Try to discover your point of difference (or your competitive edge) in relation to other providers in your field, and think about how you could position your brand to capitalise on that difference. By elevating the differentiating characteristics of your services, they will be easier for others to recognise, and that will make it easier for your patients and referral network to send more patients your way.
4Brand experience – communicating your brand through everyday interactions
If a patient’s journey begins long before they walk through your practice doors, your branding journey begins long before you start designing your website. A brand experience begins by discovering your brand values and purpose.
This experience then needs to be embodied through your organisation’s culture, strategy, design, marketing, as well as the digital and in-person experience. What your brand promises must translate to how it is delivered. Creating a cohesive experience for your patients will strengthen the human connection between you and them.
Building a dynamic and comprehensive brand experience that anticipates and understands people’s healthcare needs is a recipe for ongoing patient loyalty.
Planning out the different ways your patients will experience your brand will help you to optimise the brand experience for your patients. For example, if you improve your patient’s online experience with a new user-friendly website and online booking system, how can these positive experiences be reflected to the patient when they visit you in person? Could your patient registration process be simplified or digitised? Could you offer valuable patient education or an introductory video that patients can share with family and friends?
5Brand identity – the visual elements and your messaging working together to form your brand
Here comes the creative part! Whether you are an individual or an organisation, your brand needs a recognisable and compelling way to communicate its value.

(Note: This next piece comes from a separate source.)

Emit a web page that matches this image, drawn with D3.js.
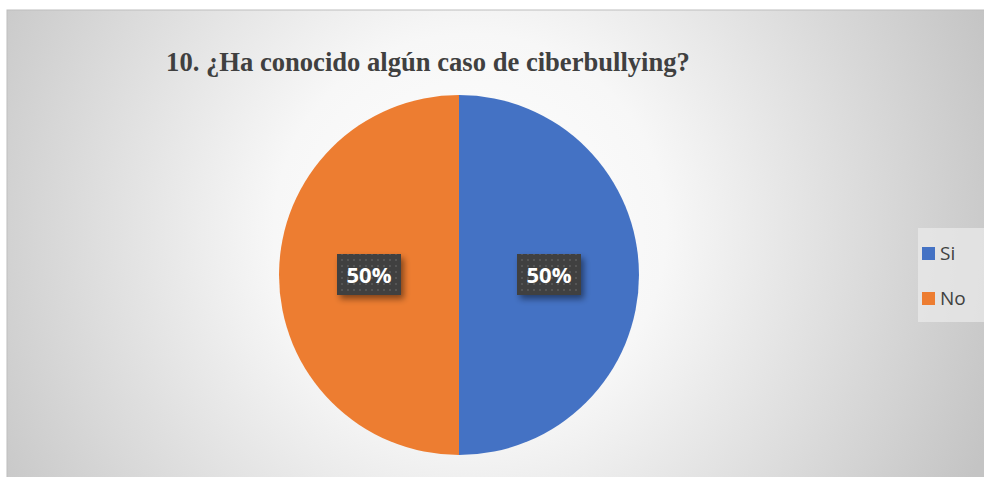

A cohesive brand identity is made up of brand logos, colours, fonts, photography, illustrations, videos, tone of voice (both written and spoken words). All of these factors work together to form your entire brand expression.

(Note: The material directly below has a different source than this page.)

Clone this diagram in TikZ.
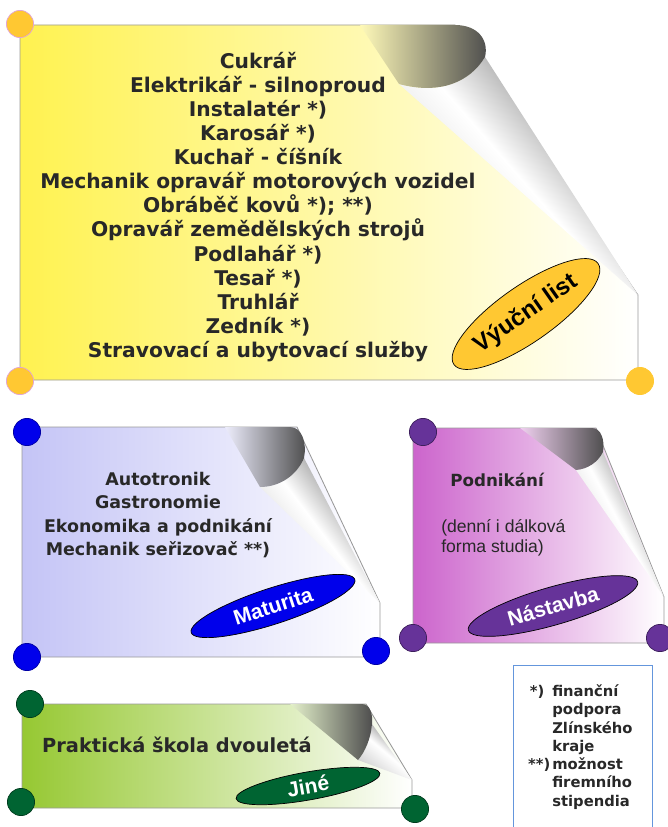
\documentclass[tikz,border=0pt]{standalone}
\usepackage{fontspec}
\setmainfont{DejaVu Sans}
\newfontfamily\tagfont{Liberation Sans}
\usepackage{tikz}
\usetikzlibrary{shapes.geometric}
\definecolor{ink}{RGB}{40,40,40}
\definecolor{vlpage}{RGB}{255,242,80}
\definecolor{vldot}{RGB}{255,200,50}
\definecolor{vlrim}{RGB}{225,165,215}
\definecolor{mapage}{RGB}{196,196,246}
\definecolor{madot}{RGB}{0,0,235}
\definecolor{napage}{RGB}{204,100,204}
\definecolor{nadot}{RGB}{102,51,153}
\definecolor{jipage}{RGB}{150,200,50}
\definecolor{jidot}{RGB}{0,100,50}
\definecolor{legendline}{RGB}{100,150,220}
\tikzstyle{page}=[draw=black!40, line width=0.6pt]
\tikzstyle{cone}=[top color=black!20, bottom color=black!60, middle color=white]
\tikzstyle{corner}=[circle, inner sep=0pt, minimum size=0.68cm, line width=0.5pt]
\tikzstyle{tag}=[ellipse, draw=black, line width=0.5pt, inner sep=0pt, text=white, font=\tagfont\bfseries\fontsize{15}{15}\selectfont]

\begin{document}
\begin{tikzpicture}[x=0.025cm, y=-0.025cm]
            \useasboundingbox (0,0) rectangle (668,827);

            %%%%% Výuční list
            \path[page, left color=vlpage, right color=white] (20,25) -- (455,25) -- (638,295) -- (638,380) -- (20,380) -- cycle;
            \path[cone, shading angle=131] (399,84) .. controls (440,95) and (470,82) .. (485,57) -- (638,295) -- cycle;
            \path[left color=vlpage!40!white, right color=black!70] (360,25) -- (455,25) .. controls (478,25) and (489,40) .. (485,57) .. controls (470,82) and (440,95) .. (399,84) -- cycle;
            \node[corner, fill=vldot, draw=vlrim] (vl-nw) at (20,24) {};
            \node[corner, fill=vldot, draw=vlrim] (vl-sw) at (20,381) {};
            \node[corner, fill=vldot, draw=vldot] (vl-se) at (640,381) {};
            \node[text=ink, align=center, font=\bfseries\fontsize{14.4}{17.1}\selectfont] (vl-list) at (258,207)
                {Cukrář\\ Elektrikář - silnoproud\\ Instalatér *)\\ Karosář *)\\ Kuchař - číšník\\
                 Mechanik opravář motorových vozidel\\ Obráběč kovů *); **)\\ Opravář zemědělských strojů\\
                 Podlahář *)\\ Tesař *)\\ Truhlář\\ Zedník *)\\ Stravovací a ubytovací služby};
            \node[tag, fill=vldot, text=black, rotate=35, minimum width=4.4cm, minimum height=1.4cm,
                  font=\tagfont\bfseries\fontsize{17}{17}\selectfont] (vl-tag) at (526,314) {Výuční list};

            %%%%% Maturita
            \path[page, left color=mapage, right color=white] (22,427) -- (297,427) -- (380,603) -- (380,657) -- (22,657) -- cycle;
            \path[cone, shading angle=127] (260,487) .. controls (280,487) and (297,475) .. (304,458) -- (380,603) -- cycle;
            \path[left color=mapage!30!white, right color=black!70] (225,427) -- (290,427) .. controls (302,427) and (307,443) .. (304,458) .. controls (297,475) and (280,487) .. (260,487) -- cycle;
            \node[corner, fill=madot, draw=madot!70!black] (ma-nw) at (27,432) {};
            \node[corner, fill=madot, draw=madot!70!black] (ma-sw) at (27,657) {};
            \node[corner, fill=madot, draw=madot!70!black] (ma-se) at (376,651) {};
            \node[text=ink, align=center, font=\bfseries\fontsize{12.4}{16.6}\selectfont] (ma-list) at (158,515)
                {Autotronik\\ Gastronomie\\ Ekonomika a podnikání\\ Mechanik seřizovač **)};
            \node[tag, fill=madot, rotate=18, minimum width=4.3cm, minimum height=0.9cm] (ma-tag) at (273,606) {Maturita};

            %%%%% Nástavba
            \path[page, left color=napage, right color=white] (413,428) -- (596,428) -- (664,597) -- (664,643) -- (413,643) -- cycle;
            \path[cone, shading angle=118] (576,470) .. controls (588,469) and (598,462) .. (603,452) -- (664,597) -- cycle;
            \path[left color=napage!30!white, right color=black!70] (520,428) -- (592,428) .. controls (601,428) and (605,440) .. (603,452) .. controls (598,462) and (588,469) .. (576,470) -- cycle;
            \node[corner, fill=nadot, draw=nadot!60!black] (na-nw) at (423,432) {};
            \node[corner, fill=nadot, draw=nadot!60!black] (na-sw) at (413,638) {};
            \node[corner, fill=nadot, draw=nadot!60!black] (na-se) at (660,638) {};
            \node[text=ink, font=\bfseries\fontsize{11.9}{14}\selectfont] (na-title) at (497,480) {Podnikání};
            \node[text=ink, anchor=west, align=left, inner sep=0pt, font=\tagfont\fontsize{12.5}{14.2}\selectfont] (na-note) at (441,538)
                {(denní i dálková\\ forma studia)};
            \node[tag, fill=nadot, rotate=16, minimum width=4.4cm, minimum height=0.95cm] (na-tag) at (553,606) {Nástavba};

            %%%%% Jiné
            \path[page, left color=jipage, right color=white] (22,704) -- (366,704) -- (412,780) -- (412,808) -- (22,808) -- cycle;
            \path[cone, shading angle=140] (358,760) .. controls (365,752) and (371,738) .. (372,724) -- (412,780) -- cycle;
            \path[left color=jipage!25!white, right color=black!70] (290,704) -- (362,704) .. controls (370,704) and (373,714) .. (372,724) .. controls (371,738) and (365,752) .. (358,760) -- cycle;
            \node[corner, fill=jidot, draw=jidot!60!black] (ji-nw) at (30,704) {};
            \node[corner, fill=jidot, draw=jidot!60!black] (ji-sw) at (21,802) {};
            \node[corner, fill=jidot, draw=jidot!60!black] (ji-se) at (415,809) {};
            \node[text=ink, font=\bfseries\fontsize{13.8}{16}\selectfont] (ji-title) at (177,745) {Praktická škola dvouletá};
            \node[tag, fill=jidot, rotate=10, minimum width=3.65cm, minimum height=0.7cm] (ji-tag) at (308,786) {Jiné};

            %%%%% vysvětlivky
            \draw[legendline, line width=0.7pt] (513,840) -- (513,665) -- (652,665) -- (652,840);
            \node[text=ink, anchor=west, align=left, inner sep=0pt, font=\bfseries\fontsize{10.5}{12.95}\selectfont] (legend) at (552,747)
                {\llap{*)\hspace{0.2cm}}finanční\\ podpora\\ Zlínského\\ kraje\\ \llap{**)\hspace{0.05cm}}možnost\\ firemního\\ stipendia};
\end{tikzpicture}
\end{document}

The consistency of that brand expression will be what makes or breaks the trust and professionalism you are trying to develop. Once you have developed your brand identity, pulling this all together into a Brand Style Guide will help you remain consistent.
6Brand activation – joining these elements together, in practice, every day
The last aspect of developing an effective brand strategy is to think about how you will ‘live and breathe’ your brand values every day. Consistency is everything here.
A consistent approach to how your brand is ‘active’ in the world will help patients know what to expect, and it will build trust in the level of care they can expect from you.
For example, your reception team may be a patient’s first human interaction with your brand. If your practice takes a bright, bubbly approach to its branding, then your patients will no doubt expect a bubbly, energetic tone when they reach out to reception to book in with you. If they are met with an overly serious or stiff tone that’s inconsistent with your brand identity, that lack of consistency could cost you in patient trust and might impact your ongoing bookings and referrals.
As a healthcare professional, practice owner, or provider, you want to cultivate positive relationships. From attracting new patients to nurturing loyalty among your team, a well-developed brand can go a long way to helping you achieve your business goals.
The process of developing a unique brand doesn’t need to be complicated. By approaching these six key areas and asking the right questions, you’ll be able to come up with a plan based on a solid brand strategy.